Talk to Me: How to Ask Out a Coworker

 

Q: How do I ask out a girl that I work with? Is it a good idea?

A: Ah, yes, dear reader. Coworkers are a tricky territory. You spend so much time with them that it’s almost impossible not to feel a connection to them, but you also run the risk of some very awkward encounters if things don’t work out.

I think the first step, and probably an obvious one, is to make sure that there are no rules against pairing up in your workplace. Every company is different on how they handle matters like this, so it can’t hurt to be certain before walking down a path that might get messy.

Once you’ve got that all squared away, then I think you can handle it how you would handle any potential dating scenario. Absolutely ask her out! If you think the two of you have a good connection and there could be something to discover there, then go for it. What’s the worst that can happen?

I’ll tell you. The worst thing she can do is say no.
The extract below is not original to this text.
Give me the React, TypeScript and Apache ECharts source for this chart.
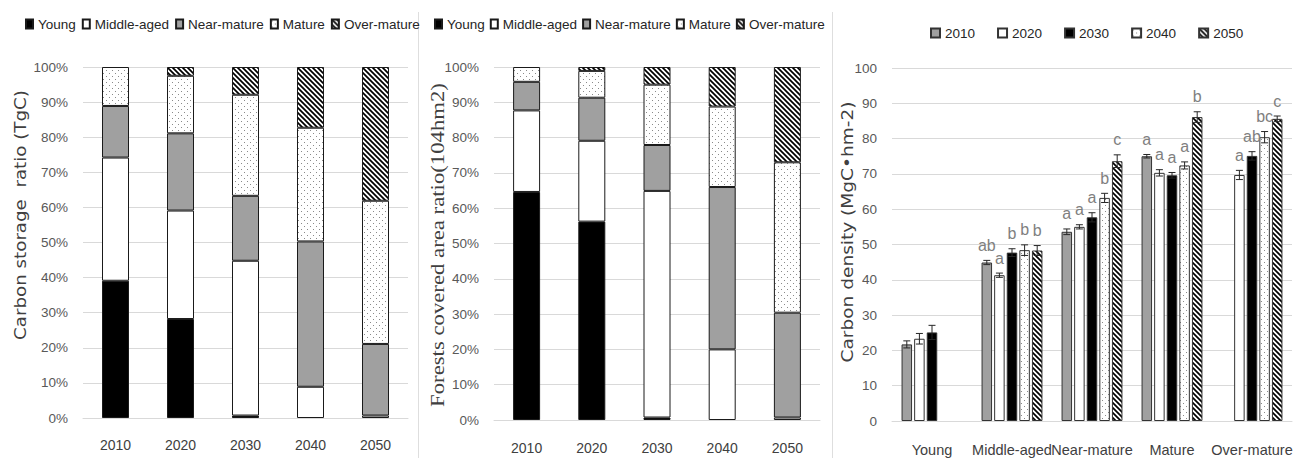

Yes, that would sting and yes, you have to see this person regularly afterward, but it’s really not that bad. If you’re worried about it being awkward after a big N-O, then it’s entirely up to you to make sure it doesn’t end up that way. Tell her that you understand and thought you’d take a shot. Say that you really enjoy hanging out with her and that’s plenty enough for you.

If she’s the one who starts acting strange, then just continue to be your wonderful self. She’ll get over it.
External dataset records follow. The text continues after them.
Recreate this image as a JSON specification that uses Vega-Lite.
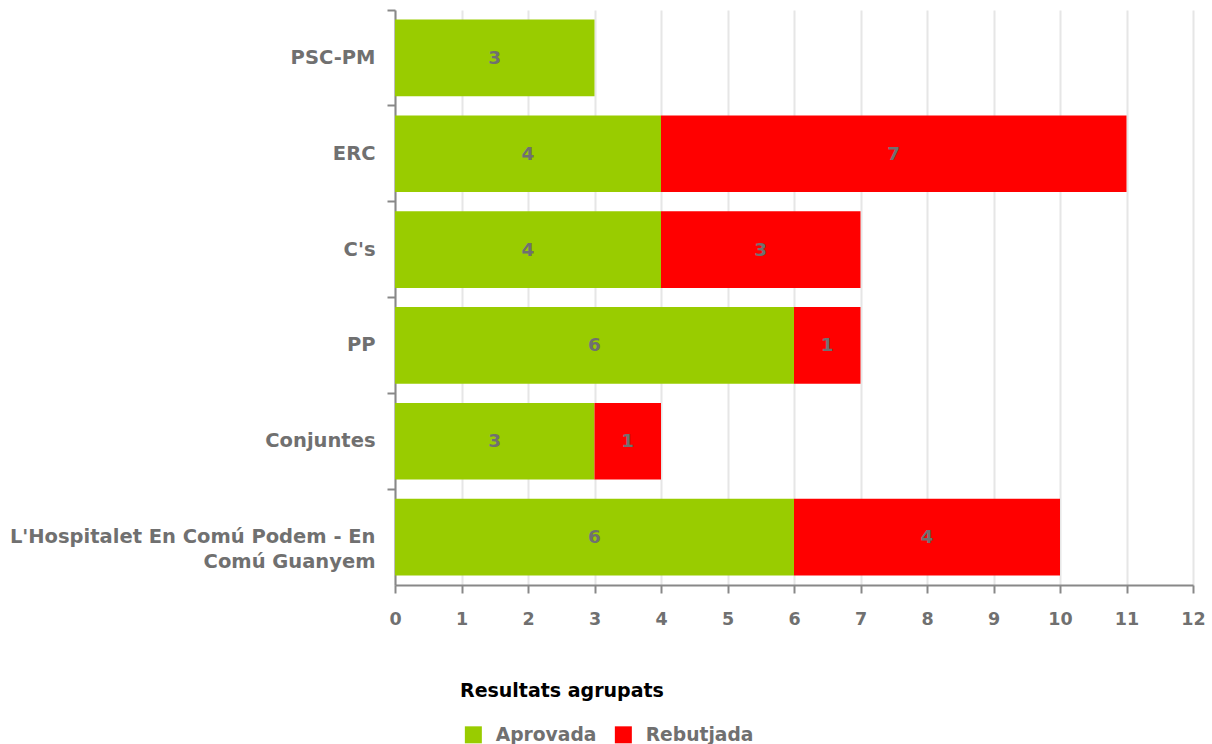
{
  "$schema": "https://vega.github.io/schema/vega-lite/v6.json",
  "width": 798,
  "height": 575,
  "autosize": {"type": "none"},
  "padding": {"left": 395, "top": 10, "right": 19, "bottom": 159},
  "background": "white",
  "config": {
    "font": "DejaVu Sans",
    "view": {"stroke": null},
    "axis": {"labelFont": "DejaVu Sans", "labelFontWeight": "bold", "labelColor": "#707070", "domainColor": "#888888", "tickColor": "#888888", "domainWidth": 2, "tickWidth": 2, "tickSize": 8, "labelLimit": 500}
  },
  "data": {
    "values": [
      {"party": "PSC-PM", "result": "Aprovada", "count": 3},
      {"party": "ERC", "result": "Aprovada", "count": 4},
      {"party": "ERC", "result": "Rebutjada", "count": 7},
      {"party": "C's", "result": "Aprovada", "count": 4},
      {"party": "C's", "result": "Rebutjada", "count": 3},
      {"party": "PP", "result": "Aprovada", "count": 6},
      {"party": "PP", "result": "Rebutjada", "count": 1},
      {"party": "Conjuntes", "result": "Aprovada", "count": 3},
      {"party": "Conjuntes", "result": "Rebutjada", "count": 1},
      {"party": "L'Hospitalet En Comú Podem - En Comú Guanyem", "result": "Aprovada", "count": 6},
      {"party": "L'Hospitalet En Comú Podem - En Comú Guanyem", "result": "Rebutjada", "count": 4}
    ]
  },
  "encoding": {
    "y": {
      "field": "party",
      "type": "nominal",
      "sort": ["PSC-PM", "ERC", "C's", "PP", "Conjuntes", "L'Hospitalet En Comú Podem - En Comú Guanyem"],
      "scale": {"paddingInner": 0.2, "paddingOuter": 0.1},
      "axis": {
        "title": null,
        "labelFontSize": 19.5,
        "labelPadding": 12,
        "labelLineHeight": 25,
        "bandPosition": -0.125,
        "labelExpr": "indexof(datum.label, 'Hospitalet') >= 0 ? [\"L'Hospitalet En Comú Podem - En\", \"Comú Guanyem\"] : datum.label"
      }
    },
    "order": {"field": "result", "sort": "ascending"}
  },
  "layer": [
    {
      "mark": {"type": "bar"},
      "encoding": {
        "x": {
          "field": "count",
          "type": "quantitative",
          "stack": "zero",
          "scale": {"domain": [0, 12], "nice": false},
          "axis": {"title": null, "values": [0,1,2,3,4,5,6,7,8,9,10,11,12], "format": "d", "labelOverlap": false, "labelFlush": false, "labelFontSize": 17.5, "labelPadding": 17, "gridColor": "#e6e6e6", "gridWidth": 2, "grid": true}
        },
        "color": {
          "field": "result",
          "type": "nominal",
          "scale": {"domain": ["Aprovada", "Rebutjada"], "range": ["#99cc00", "#ff0000"]},
          "legend": {
            "title": "Resultats agrupats",
            "orient": "none",
            "legendX": 65,
            "legendY": 672,
            "direction": "horizontal",
            "titleFont": "DejaVu Sans",
            "titleFontSize": 19,
            "titleFontWeight": "bold",
            "titleColor": "#000000",
            "titleLimit": 500,
            "titlePadding": 24,
            "labelFont": "DejaVu Sans",
            "labelFontSize": 18.7,
            "labelFontWeight": "bold",
            "labelColor": "#707070",
            "labelLimit": 300,
            "labelOffset": 13,
            "columnPadding": 13,
            "symbolOffset": 4,
            "symbolType": "square",
            "symbolSize": 289,
            "symbolStrokeWidth": 0,
            "symbolOpacity": 1
          }
        }
      }
    },
    {
      "mark": {"type": "text", "font": "DejaVu Sans", "fontWeight": "bold", "fontSize": 18.5, "color": "#707070", "align": "center", "baseline": "middle"},
      "encoding": {
        "x": {"field": "count", "type": "quantitative", "stack": "zero", "bandPosition": 0.5},
        "detail": {"field": "result", "type": "nominal"},
        "text": {"field": "count", "type": "quantitative"}
      }
    }
  ]
}
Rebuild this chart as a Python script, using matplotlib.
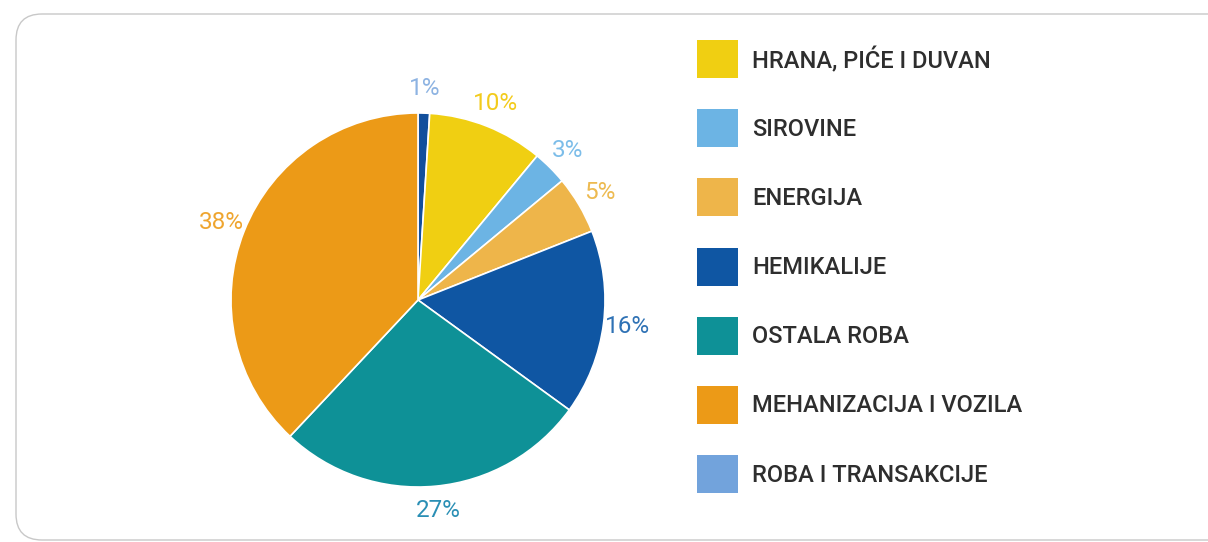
import numpy as np
import matplotlib
matplotlib.use("Agg")
import matplotlib.pyplot as plt
from matplotlib.patches import FancyBboxPatch, Rectangle

# slices clockwise from 12 o'clock
slice_names = ["ROBA I TRANSAKCIJE", "HRANA, PIĆE I DUVAN", "SIROVINE", "ENERGIJA",
               "HEMIKALIJE", "OSTALA ROBA", "MEHANIZACIJA I VOZILA"]
slice_values = [1, 10, 3, 5, 16, 27, 38]
slice_colors = ["#124f9c", "#f0cf12", "#6cb4e4", "#eeb54a", "#0f56a3", "#0e9197", "#ec9a17"]
label_colors = ["#8db3e2", "#f3cb1c", "#7cbde9", "#edba50", "#2f72b5", "#2a8fb5", "#efa52f"]

# legend order
legend_names = ["HRANA, PIĆE I DUVAN", "SIROVINE", "ENERGIJA", "HEMIKALIJE",
                "OSTALA ROBA", "MEHANIZACIJA I VOZILA", "ROBA I TRANSAKCIJE"]
legend_colors = ["#f0cf12", "#6cb4e4", "#eeb54a", "#0f56a3", "#0e9197", "#ec9a17", "#72a3dc"]

W, H = 1208, 542
fig = plt.figure(figsize=(W / 100, H / 100), dpi=100)
ax = fig.add_axes([0, 0, 1, 1])

# rounded frame
frame = FancyBboxPatch((16, 2), 1230, H - 16, boxstyle="round,pad=0,rounding_size=26",
                       fc="white", ec="#c8c8c8", lw=1.0)
ax.add_patch(frame)

cx, cy, r = 418, H - 300, 187
wedges, texts, autotexts = ax.pie(
    slice_values, colors=slice_colors, startangle=90, counterclock=False,
    center=(cx, cy), radius=r, autopct=lambda p: f"{p:.0f}%", pctdistance=1.13,
    wedgeprops=dict(edgecolor="white", linewidth=1.2), frame=True)
for t, c in zip(autotexts, label_colors):
    t.set_color(c)
    t.set_fontsize(17.5)
    t.set_family("Roboto")

# legend
for i, (name, col) in enumerate(zip(legend_names, legend_colors)):
    top = 40 + i * 69.2
    ax.add_patch(Rectangle((697, H - top - 38), 41, 38, fc=col, ec="none"))
    ax.text(752, H - top - 20, name, fontsize=17, family="Roboto", fontweight="medium",
            color="#2e2e2e", va="center", ha="left")

ax.set_xlim(0, W)
ax.set_ylim(0, H)
ax.set_aspect("auto")
ax.axis("off")
fig.savefig("out.png", dpi=100)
On the other hand, maybe she’s giving out some strong vibes or has made a comment about how cute you look when you get worked up in meetings. You’re feeling pretty confident that she might be interested in you and, since you’re feeling the same, you think it might be a good time to ask her out. You’re wondering how to cross that line from coworker to soulmate.

If the thought of going from the workplace straight to a date seems intimidating, then just ask her if she wants to hang out outside of office hours sometime. It’s a great way to get to know her better and see what she’s like when she’s not under the watchful eye of the person who signs her paychecks. In my experience, everyone is cooler outside of work. It takes some pressure off of things if they already feel comfortable with you when you try to move things in a more romantic direction.

Then again, maybe that’s not your style. In that case, just do it! Ask her out. It only has to be as complicated as you want it to be. No matter what she says, at least you’ll know how she feels and be able to decide whether or not it’s time to blow out that candle you’ve been holding.